WRITTEN EXERCISE: Repeat the lines below exactly as they appear, but leave out the images.

DATA:
>>

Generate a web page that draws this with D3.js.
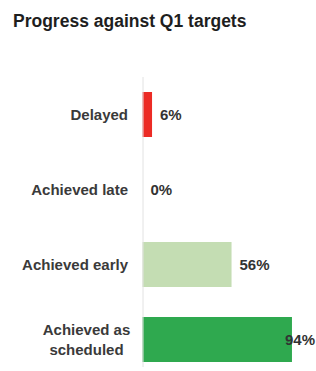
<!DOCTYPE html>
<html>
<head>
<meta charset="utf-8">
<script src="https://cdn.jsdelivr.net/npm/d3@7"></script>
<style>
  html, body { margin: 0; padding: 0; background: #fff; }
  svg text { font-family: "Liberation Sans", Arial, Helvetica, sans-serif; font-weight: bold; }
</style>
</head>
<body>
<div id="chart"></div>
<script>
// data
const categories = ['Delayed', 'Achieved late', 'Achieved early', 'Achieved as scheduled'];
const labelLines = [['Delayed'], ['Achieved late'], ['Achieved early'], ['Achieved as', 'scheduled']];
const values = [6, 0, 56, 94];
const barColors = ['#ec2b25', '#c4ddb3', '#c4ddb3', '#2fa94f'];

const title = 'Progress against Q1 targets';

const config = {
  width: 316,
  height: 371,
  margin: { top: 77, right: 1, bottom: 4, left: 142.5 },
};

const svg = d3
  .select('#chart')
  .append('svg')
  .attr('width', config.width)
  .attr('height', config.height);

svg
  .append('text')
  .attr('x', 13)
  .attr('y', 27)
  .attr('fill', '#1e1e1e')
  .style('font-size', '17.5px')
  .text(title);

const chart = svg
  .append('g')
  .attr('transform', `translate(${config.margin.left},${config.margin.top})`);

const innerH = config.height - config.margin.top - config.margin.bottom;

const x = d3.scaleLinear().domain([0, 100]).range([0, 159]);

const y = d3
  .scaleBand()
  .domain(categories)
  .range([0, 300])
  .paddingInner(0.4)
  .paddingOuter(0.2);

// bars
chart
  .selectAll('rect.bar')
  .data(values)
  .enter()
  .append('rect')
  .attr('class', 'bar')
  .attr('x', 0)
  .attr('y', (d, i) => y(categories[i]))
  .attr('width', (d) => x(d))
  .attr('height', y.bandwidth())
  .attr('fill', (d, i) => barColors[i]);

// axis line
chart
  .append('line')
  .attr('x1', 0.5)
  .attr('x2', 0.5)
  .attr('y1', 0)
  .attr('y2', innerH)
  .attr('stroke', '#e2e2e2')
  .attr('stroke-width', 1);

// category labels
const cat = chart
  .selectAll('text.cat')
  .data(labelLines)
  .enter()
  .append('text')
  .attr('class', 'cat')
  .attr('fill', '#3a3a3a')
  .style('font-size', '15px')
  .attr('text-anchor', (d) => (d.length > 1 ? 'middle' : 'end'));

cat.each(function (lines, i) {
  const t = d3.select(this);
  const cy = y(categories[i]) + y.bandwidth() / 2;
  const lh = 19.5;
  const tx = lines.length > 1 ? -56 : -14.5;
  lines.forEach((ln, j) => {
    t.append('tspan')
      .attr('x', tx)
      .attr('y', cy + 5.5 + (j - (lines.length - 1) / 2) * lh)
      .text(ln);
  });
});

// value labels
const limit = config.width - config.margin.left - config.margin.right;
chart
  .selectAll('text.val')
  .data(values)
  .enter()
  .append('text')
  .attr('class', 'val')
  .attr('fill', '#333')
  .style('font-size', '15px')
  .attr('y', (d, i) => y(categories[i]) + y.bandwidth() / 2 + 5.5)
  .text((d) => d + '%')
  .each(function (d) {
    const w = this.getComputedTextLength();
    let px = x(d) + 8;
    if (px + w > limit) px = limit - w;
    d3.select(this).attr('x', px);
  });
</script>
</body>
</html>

<<

WORKED ANSWER:
Generate a web page that draws this with D3.js.
<!DOCTYPE html>
<html>
<head>
<meta charset="utf-8">
<script src="https://cdn.jsdelivr.net/npm/d3@7"></script>
<style>
  html, body { margin: 0; padding: 0; background: #fff; }
  svg text { font-family: "Liberation Sans", Arial, Helvetica, sans-serif; font-weight: bold; }
</style>
</head>
<body>
<div id="chart"></div>
<script>
// data
const categories = ['Delayed', 'Achieved late', 'Achieved early', 'Achieved as scheduled'];
const labelLines = [['Delayed'], ['Achieved late'], ['Achieved early'], ['Achieved as', 'scheduled']];
const values = [6, 0, 56, 94];
const barColors = ['#ec2b25', '#c4ddb3', '#c4ddb3', '#2fa94f'];

const title = 'Progress against Q1 targets';

const config = {
  width: 316,
  height: 371,
  margin: { top: 77, right: 1, bottom: 4, left: 142.5 },
};

const svg = d3
  .select('#chart')
  .append('svg')
  .attr('width', config.width)
  .attr('height', config.height);

svg
  .append('text')
  .attr('x', 13)
  .attr('y', 27)
  .attr('fill', '#1e1e1e')
  .style('font-size', '17.5px')
  .text(title);

const chart = svg
  .append('g')
  .attr('transform', `translate(${config.margin.left},${config.margin.top})`);

const innerH = config.height - config.margin.top - config.margin.bottom;

const x = d3.scaleLinear().domain([0, 100]).range([0, 159]);

const y = d3
  .scaleBand()
  .domain(categories)
  .range([0, 300])
  .paddingInner(0.4)
  .paddingOuter(0.2);

// bars
chart
  .selectAll('rect.bar')
  .data(values)
  .enter()
  .append('rect')
  .attr('class', 'bar')
  .attr('x', 0)
  .attr('y', (d, i) => y(categories[i]))
  .attr('width', (d) => x(d))
  .attr('height', y.bandwidth())
  .attr('fill', (d, i) => barColors[i]);

// axis line
chart
  .append('line')
  .attr('x1', 0.5)
  .attr('x2', 0.5)
  .attr('y1', 0)
  .attr('y2', innerH)
  .attr('stroke', '#e2e2e2')
  .attr('stroke-width', 1);

// category labels
const cat = chart
  .selectAll('text.cat')
  .data(labelLines)
  .enter()
  .append('text')
  .attr('class', 'cat')
  .attr('fill', '#3a3a3a')
  .style('font-size', '15px')
  .attr('text-anchor', (d) => (d.length > 1 ? 'middle' : 'end'));

cat.each(function (lines, i) {
  const t = d3.select(this);
  const cy = y(categories[i]) + y.bandwidth() / 2;
  const lh = 19.5;
  const tx = lines.length > 1 ? -56 : -14.5;
  lines.forEach((ln, j) => {
    t.append('tspan')
      .attr('x', tx)
      .attr('y', cy + 5.5 + (j - (lines.length - 1) / 2) * lh)
      .text(ln);
  });
});

// value labels
const limit = config.width - config.margin.left - config.margin.right;
chart
  .selectAll('text.val')
  .data(values)
  .enter()
  .append('text')
  .attr('class', 'val')
  .attr('fill', '#333')
  .style('font-size', '15px')
  .attr('y', (d, i) => y(categories[i]) + y.bandwidth() / 2 + 5.5)
  .text((d) => d + '%')
  .each(function (d) {
    const w = this.getComputedTextLength();
    let px = x(d) + 8;
    if (px + w > limit) px = limit - w;
    d3.select(this).attr('x', px);
  });
</script>
</body>
</html>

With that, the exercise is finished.